**What is expected:** Scan the material for the word "this", and copy each line where it shows up.

**Data section:**
-- BEGIN --
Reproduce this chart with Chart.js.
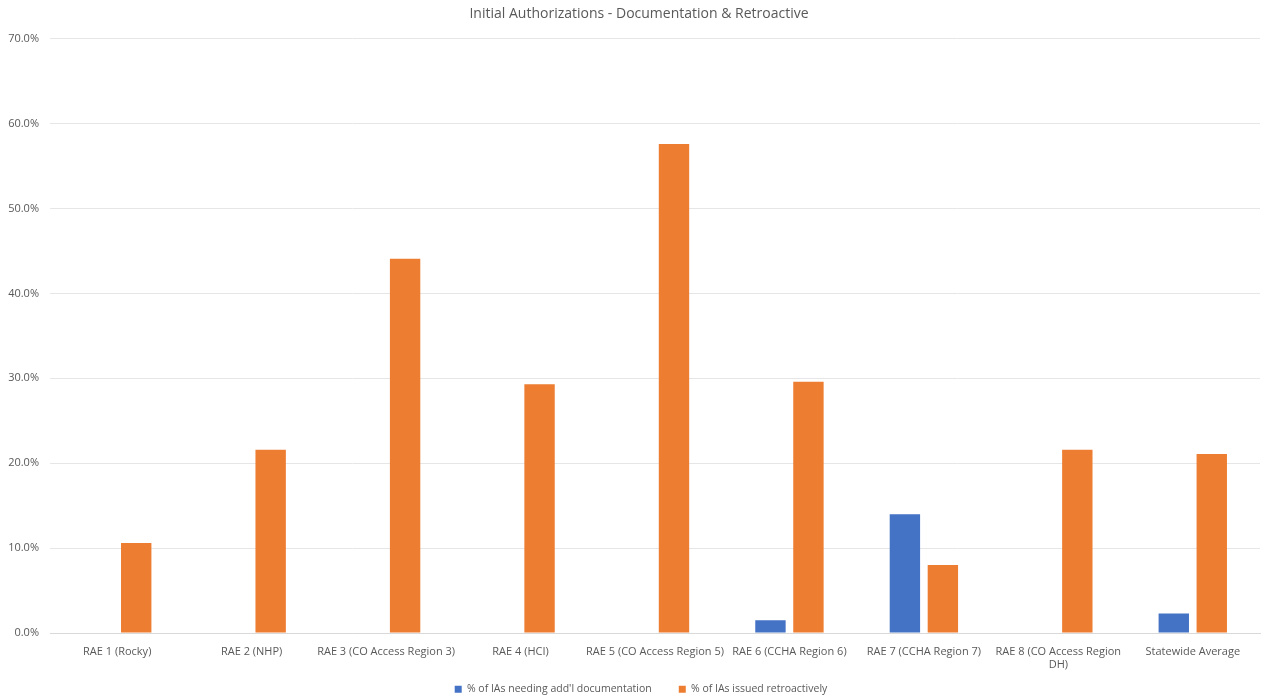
-- END --
-- BEGIN --
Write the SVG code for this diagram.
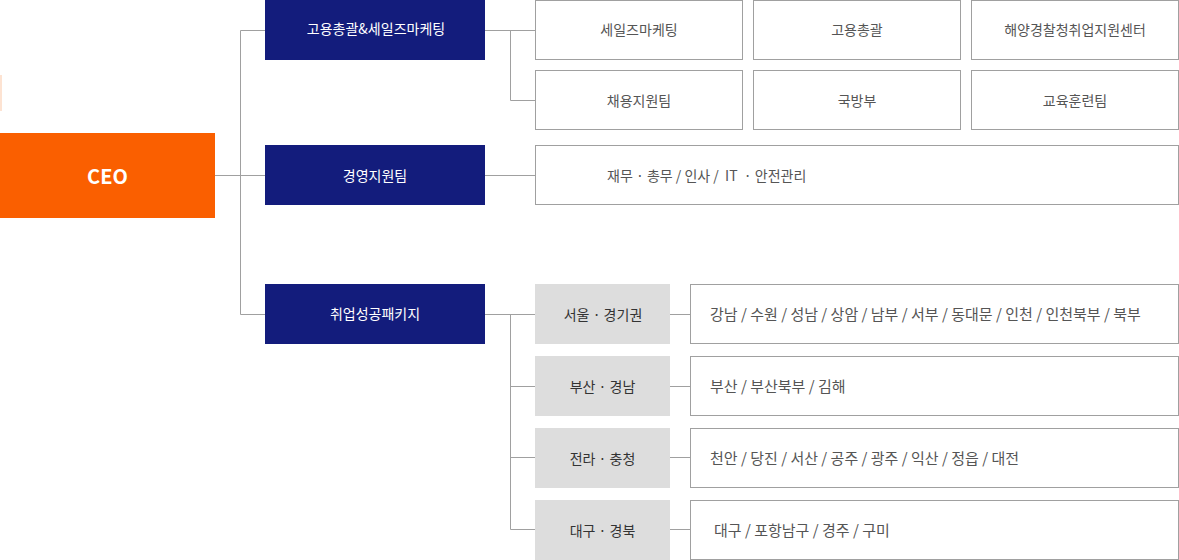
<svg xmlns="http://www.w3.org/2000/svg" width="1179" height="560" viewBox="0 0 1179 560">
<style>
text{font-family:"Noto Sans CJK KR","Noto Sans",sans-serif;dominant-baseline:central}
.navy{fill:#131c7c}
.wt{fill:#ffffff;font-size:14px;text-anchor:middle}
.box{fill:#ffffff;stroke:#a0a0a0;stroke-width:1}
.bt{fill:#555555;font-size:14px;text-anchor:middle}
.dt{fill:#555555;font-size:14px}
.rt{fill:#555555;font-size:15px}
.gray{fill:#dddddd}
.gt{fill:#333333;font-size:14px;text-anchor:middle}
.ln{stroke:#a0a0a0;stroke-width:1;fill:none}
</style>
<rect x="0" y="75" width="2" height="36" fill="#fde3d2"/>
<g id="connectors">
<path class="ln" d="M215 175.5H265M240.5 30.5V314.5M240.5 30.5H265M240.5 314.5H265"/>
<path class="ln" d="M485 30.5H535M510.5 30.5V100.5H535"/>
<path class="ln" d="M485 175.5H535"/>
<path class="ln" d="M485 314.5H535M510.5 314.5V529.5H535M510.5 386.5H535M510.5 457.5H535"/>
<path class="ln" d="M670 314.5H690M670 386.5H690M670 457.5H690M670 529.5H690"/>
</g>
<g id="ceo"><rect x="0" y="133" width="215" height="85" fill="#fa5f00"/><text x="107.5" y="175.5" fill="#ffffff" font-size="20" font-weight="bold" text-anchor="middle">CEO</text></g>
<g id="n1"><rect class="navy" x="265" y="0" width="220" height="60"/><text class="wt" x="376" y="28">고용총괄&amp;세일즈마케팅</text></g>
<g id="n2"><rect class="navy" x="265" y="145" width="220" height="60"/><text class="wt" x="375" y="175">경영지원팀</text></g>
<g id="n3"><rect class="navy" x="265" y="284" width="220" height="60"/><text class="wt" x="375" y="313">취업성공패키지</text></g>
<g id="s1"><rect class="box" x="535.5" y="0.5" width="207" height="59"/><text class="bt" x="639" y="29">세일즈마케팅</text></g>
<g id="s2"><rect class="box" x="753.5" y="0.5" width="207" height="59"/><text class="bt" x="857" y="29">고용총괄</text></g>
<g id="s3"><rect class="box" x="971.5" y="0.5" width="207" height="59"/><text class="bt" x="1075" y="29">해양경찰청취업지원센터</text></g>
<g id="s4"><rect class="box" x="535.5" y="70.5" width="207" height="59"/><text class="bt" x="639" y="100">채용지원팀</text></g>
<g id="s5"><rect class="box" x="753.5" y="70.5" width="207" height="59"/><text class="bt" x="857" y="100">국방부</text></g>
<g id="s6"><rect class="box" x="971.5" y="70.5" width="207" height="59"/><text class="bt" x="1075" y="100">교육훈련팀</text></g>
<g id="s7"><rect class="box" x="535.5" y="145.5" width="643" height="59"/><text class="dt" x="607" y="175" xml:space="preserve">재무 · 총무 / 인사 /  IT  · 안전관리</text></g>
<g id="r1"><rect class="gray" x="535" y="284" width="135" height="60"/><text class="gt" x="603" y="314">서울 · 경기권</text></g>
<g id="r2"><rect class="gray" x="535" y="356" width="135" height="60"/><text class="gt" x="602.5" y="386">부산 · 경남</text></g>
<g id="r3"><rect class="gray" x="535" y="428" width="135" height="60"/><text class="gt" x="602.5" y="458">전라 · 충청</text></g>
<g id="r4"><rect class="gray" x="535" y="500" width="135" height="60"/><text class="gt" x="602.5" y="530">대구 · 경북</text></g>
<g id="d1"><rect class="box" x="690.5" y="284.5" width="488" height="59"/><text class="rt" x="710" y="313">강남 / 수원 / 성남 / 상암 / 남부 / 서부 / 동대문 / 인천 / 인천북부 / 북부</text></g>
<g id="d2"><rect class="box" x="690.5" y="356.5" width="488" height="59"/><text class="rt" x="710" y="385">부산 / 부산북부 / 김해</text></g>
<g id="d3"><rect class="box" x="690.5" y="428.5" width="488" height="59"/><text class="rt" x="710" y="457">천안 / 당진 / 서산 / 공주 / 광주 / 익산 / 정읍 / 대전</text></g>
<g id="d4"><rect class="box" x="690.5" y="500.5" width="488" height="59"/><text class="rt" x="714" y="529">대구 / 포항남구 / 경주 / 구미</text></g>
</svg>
-- END --
**Task result:**
Reproduce this chart with Chart.js.
Write the SVG code for this diagram.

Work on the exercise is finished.